Data for the task →
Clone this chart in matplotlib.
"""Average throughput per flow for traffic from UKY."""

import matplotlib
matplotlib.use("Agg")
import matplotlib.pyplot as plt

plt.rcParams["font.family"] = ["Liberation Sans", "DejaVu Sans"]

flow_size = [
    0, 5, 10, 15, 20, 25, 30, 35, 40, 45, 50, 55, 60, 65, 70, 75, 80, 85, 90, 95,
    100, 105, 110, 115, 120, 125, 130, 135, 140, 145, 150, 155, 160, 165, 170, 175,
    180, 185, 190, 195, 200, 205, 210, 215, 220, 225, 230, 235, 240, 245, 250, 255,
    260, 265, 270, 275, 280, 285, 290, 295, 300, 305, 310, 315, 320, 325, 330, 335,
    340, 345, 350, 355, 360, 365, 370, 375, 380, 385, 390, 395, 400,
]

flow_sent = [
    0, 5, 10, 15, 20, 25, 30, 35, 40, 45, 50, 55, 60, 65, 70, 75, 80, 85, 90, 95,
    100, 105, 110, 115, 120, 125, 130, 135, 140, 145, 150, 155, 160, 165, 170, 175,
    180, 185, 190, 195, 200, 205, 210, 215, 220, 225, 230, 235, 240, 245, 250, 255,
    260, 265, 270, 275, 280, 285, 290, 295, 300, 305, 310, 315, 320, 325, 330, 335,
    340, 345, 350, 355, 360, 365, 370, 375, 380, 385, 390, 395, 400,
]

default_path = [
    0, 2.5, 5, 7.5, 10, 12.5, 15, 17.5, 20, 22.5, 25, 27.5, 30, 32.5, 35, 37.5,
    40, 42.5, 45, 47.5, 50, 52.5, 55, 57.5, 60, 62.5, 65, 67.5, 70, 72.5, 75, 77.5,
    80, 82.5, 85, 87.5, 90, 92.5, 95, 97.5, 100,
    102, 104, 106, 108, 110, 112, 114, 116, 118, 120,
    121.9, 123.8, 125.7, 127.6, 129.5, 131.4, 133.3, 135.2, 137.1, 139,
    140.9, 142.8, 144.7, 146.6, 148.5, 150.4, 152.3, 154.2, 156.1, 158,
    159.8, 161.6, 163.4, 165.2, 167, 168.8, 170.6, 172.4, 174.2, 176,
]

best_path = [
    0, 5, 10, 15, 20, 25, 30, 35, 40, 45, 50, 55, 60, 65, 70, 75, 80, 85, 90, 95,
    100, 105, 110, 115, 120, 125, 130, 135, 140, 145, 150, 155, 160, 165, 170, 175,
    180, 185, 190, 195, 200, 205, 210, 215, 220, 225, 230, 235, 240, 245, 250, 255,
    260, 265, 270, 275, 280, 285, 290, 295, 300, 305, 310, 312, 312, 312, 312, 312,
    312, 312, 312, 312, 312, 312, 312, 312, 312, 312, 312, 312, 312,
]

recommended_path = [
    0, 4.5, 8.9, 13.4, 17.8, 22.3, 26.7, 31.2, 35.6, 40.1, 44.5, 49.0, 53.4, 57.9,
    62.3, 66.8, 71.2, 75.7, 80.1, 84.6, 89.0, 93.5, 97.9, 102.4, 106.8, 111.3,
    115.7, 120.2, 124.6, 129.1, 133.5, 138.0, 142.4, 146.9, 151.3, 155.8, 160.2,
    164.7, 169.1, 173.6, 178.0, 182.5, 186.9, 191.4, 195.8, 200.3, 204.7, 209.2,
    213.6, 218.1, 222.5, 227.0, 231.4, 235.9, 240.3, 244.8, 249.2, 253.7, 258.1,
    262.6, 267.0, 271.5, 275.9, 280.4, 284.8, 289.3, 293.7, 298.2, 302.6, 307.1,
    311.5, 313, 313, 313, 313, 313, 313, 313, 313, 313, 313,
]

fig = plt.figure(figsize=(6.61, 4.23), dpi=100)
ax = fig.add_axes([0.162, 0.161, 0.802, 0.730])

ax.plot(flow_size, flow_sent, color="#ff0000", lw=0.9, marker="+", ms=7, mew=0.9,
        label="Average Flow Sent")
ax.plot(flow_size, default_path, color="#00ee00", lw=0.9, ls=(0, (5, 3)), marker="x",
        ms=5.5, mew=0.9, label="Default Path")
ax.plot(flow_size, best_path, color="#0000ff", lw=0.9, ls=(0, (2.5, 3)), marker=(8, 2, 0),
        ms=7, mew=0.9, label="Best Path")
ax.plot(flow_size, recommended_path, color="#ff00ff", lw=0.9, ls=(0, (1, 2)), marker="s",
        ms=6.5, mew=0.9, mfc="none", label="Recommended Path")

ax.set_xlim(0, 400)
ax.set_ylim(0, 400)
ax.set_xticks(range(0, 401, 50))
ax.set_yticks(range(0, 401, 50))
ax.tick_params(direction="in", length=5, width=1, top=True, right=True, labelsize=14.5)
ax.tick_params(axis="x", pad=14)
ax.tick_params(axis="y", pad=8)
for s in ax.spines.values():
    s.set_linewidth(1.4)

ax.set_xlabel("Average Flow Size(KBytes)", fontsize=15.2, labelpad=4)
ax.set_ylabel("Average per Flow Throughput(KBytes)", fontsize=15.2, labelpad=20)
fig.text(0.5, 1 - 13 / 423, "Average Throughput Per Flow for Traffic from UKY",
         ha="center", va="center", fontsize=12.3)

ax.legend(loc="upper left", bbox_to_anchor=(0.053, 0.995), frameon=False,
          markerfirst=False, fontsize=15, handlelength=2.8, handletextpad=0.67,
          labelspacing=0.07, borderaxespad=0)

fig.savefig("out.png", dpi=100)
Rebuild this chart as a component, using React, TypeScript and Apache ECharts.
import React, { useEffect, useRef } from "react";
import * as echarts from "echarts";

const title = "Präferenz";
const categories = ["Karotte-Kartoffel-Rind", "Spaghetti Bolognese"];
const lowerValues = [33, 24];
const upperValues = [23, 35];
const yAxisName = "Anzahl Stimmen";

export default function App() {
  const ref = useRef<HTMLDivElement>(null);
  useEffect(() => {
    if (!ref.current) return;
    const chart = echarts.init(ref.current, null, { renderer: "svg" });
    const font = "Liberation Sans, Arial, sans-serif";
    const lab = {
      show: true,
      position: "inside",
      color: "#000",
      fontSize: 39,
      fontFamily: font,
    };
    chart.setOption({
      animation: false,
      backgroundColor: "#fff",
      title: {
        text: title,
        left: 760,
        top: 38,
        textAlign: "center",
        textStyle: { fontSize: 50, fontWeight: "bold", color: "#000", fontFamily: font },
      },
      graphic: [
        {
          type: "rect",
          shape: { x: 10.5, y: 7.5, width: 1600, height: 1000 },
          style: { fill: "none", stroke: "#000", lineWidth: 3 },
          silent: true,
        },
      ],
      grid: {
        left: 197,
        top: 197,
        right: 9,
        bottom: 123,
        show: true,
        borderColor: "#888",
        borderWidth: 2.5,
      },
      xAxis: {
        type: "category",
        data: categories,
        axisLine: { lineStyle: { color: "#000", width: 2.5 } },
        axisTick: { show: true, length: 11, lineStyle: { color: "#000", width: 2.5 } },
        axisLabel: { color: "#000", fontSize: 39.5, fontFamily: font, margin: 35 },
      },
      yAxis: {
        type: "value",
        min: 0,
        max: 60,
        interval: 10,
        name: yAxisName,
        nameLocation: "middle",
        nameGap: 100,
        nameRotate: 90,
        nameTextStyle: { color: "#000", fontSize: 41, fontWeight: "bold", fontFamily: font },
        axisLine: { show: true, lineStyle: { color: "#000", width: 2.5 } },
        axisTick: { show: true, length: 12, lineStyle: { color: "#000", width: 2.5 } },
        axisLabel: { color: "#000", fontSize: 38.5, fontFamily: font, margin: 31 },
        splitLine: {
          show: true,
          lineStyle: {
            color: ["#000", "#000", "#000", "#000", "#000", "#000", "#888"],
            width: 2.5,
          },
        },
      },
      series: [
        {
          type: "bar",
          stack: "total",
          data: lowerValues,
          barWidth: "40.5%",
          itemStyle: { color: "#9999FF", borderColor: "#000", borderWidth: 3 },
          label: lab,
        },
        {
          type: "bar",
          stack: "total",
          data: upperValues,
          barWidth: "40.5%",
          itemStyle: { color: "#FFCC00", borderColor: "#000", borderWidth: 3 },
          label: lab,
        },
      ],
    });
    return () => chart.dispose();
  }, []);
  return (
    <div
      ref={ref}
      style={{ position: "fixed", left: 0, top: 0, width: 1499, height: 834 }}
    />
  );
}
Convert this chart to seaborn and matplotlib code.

Required task →
Work out how many lines above contain the word "React". Give only the number.

Answer to this problem →
2